Introduction
ESF is Edgeware’s CMAF-based storage format for both live and VoD content. It saves media data in CMAF tracks, and has additional metadata files. It supports H.264/AVC and HEVC/H.265 video, AAC and AC-3 audio, and wvtt subtitles.
Asset media data
The media data is stored as CMAF tracks in files with extensions “.cmfv”, “.cmfa”, and “.cmft”, for video, audio, and subtitles, respectively. The subtitle format is “wvtt” which is much more storage-efficient than “stpp”.
Asset metadata
The metadata for the assets are stored in two places:
- a single
content_info.json
file describing the tracks - segment info (
.dat
) files describing the segments, one per track
Content info
Content info is stored in a file named content_info.json
inside the asset directory.
It is a JSON file containing enough information about the tracks of the assets, to be
able to fill in all information about media tracks in HLS, DASH, or MSS manifests.
This includes codecs, languages, time scales, bitrates etc. However, it does
not contain information about individual segments. Such information is stored in segment info files.
Segment info
Metadata about the segments are stored in segment info files with extension .dat
.
There is exactly one such file for each media file.
These files describe the data of the individual segments of the CMAF tracks with a 32-byte entry for each segment:
Field | Type | Description |
---|---|---|
Nr | uint32 | Segment number |
Time | uint64 | Time (normally presentationTime=DecodeTime) |
Dur | uint32 | Duration of segment in timescale specified in content info |
Size | uint32 | Size in bytes |
Offset | uint64 | Byte offset inside track file |
Rest | uint32 | Flags for SCTE-markers and other information |
For VoD assets, an init segment is stored at the start of the file.
Its size is given by the Offset
of the first media segment in the
segment info file.
Commonalities with DASH OnDemand format
DASH OnDemand stores media data in the same type of CMAF tracks as ESF. However, the metadata is stored in other structures.
To describe the asset and its variants, there is a manifest called
Media Presentation Description
(MPD) which is an XML file with file extension .mpd
.
It is similar to the ESF content_info.json file. It has explicit switching groups called Adaptation Sets, but is lacking some other information compared to ESF like video parameter sets which are needed to generate MSS manifests.
Similar to ESF, there is a second structure that contains the information about the
segments. In the case of DASH OnDemand, this information is stored in a sidx
box
inside the CMAF track itself. Its position is at the beginning of the media file
right after the init segment, and before the actual media data.

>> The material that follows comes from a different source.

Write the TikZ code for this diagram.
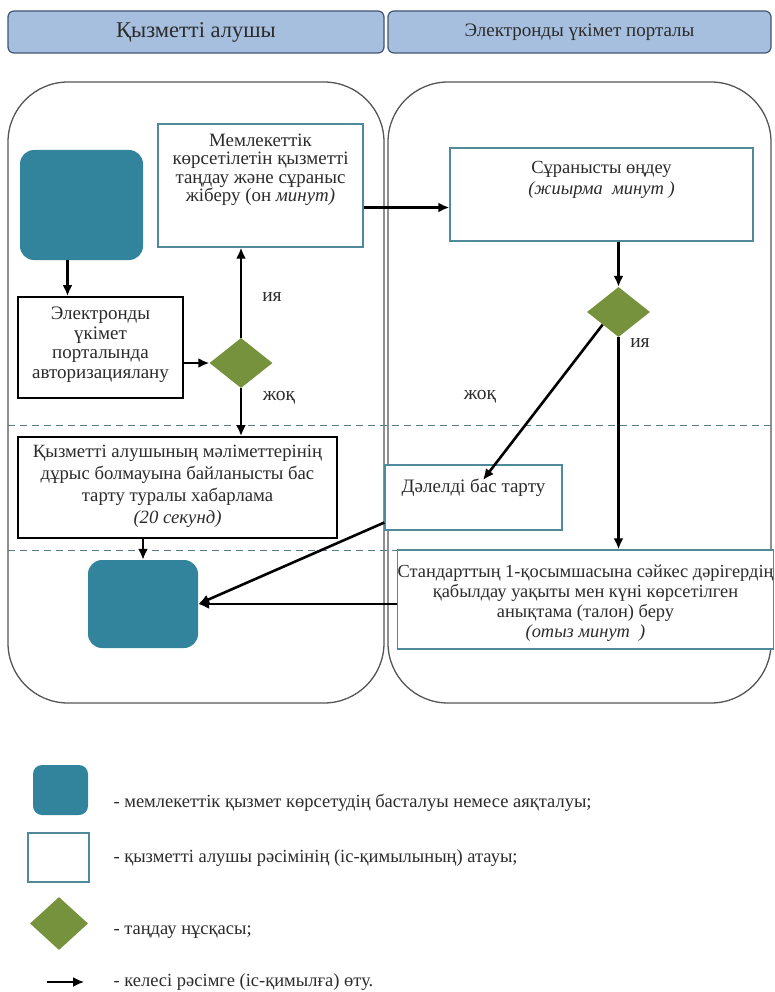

By generating a DASH MPD file, and inserting a sidx
box in the media tracks,
it is possible to make VoD assets which are both compatible with DASH OnDemand and
the ESF format. The new ESB3031 ew-vodingest
tool generates such combined ingested
files. For DASH OnDemand, a complete WebVTT file is used instead of wvtt segments.
That complete WebVTT file is generated by extracting and concatenating all subtitle
cues from the wvtt
subtitle tracks used in the ESF format.
Live storage using ESF
The main reason to use ESF instead of DASH OnDemand, is that the latter does not support
live content, but requires a static structure. In fact, since the sidx
box must be placed
before the media, it is not even possible to concatenate media segments and write a
sidx
box at the end. With ESF we can have the same format for both VoD and live.
The SegmentInfo files are separated from the media files and use 32 bytes per segment. These are therefore easy to seek and also to grow, by just adding another 32 bytes for each segment. In the ESB3003 catchup buffer, we store live content in one-minute files.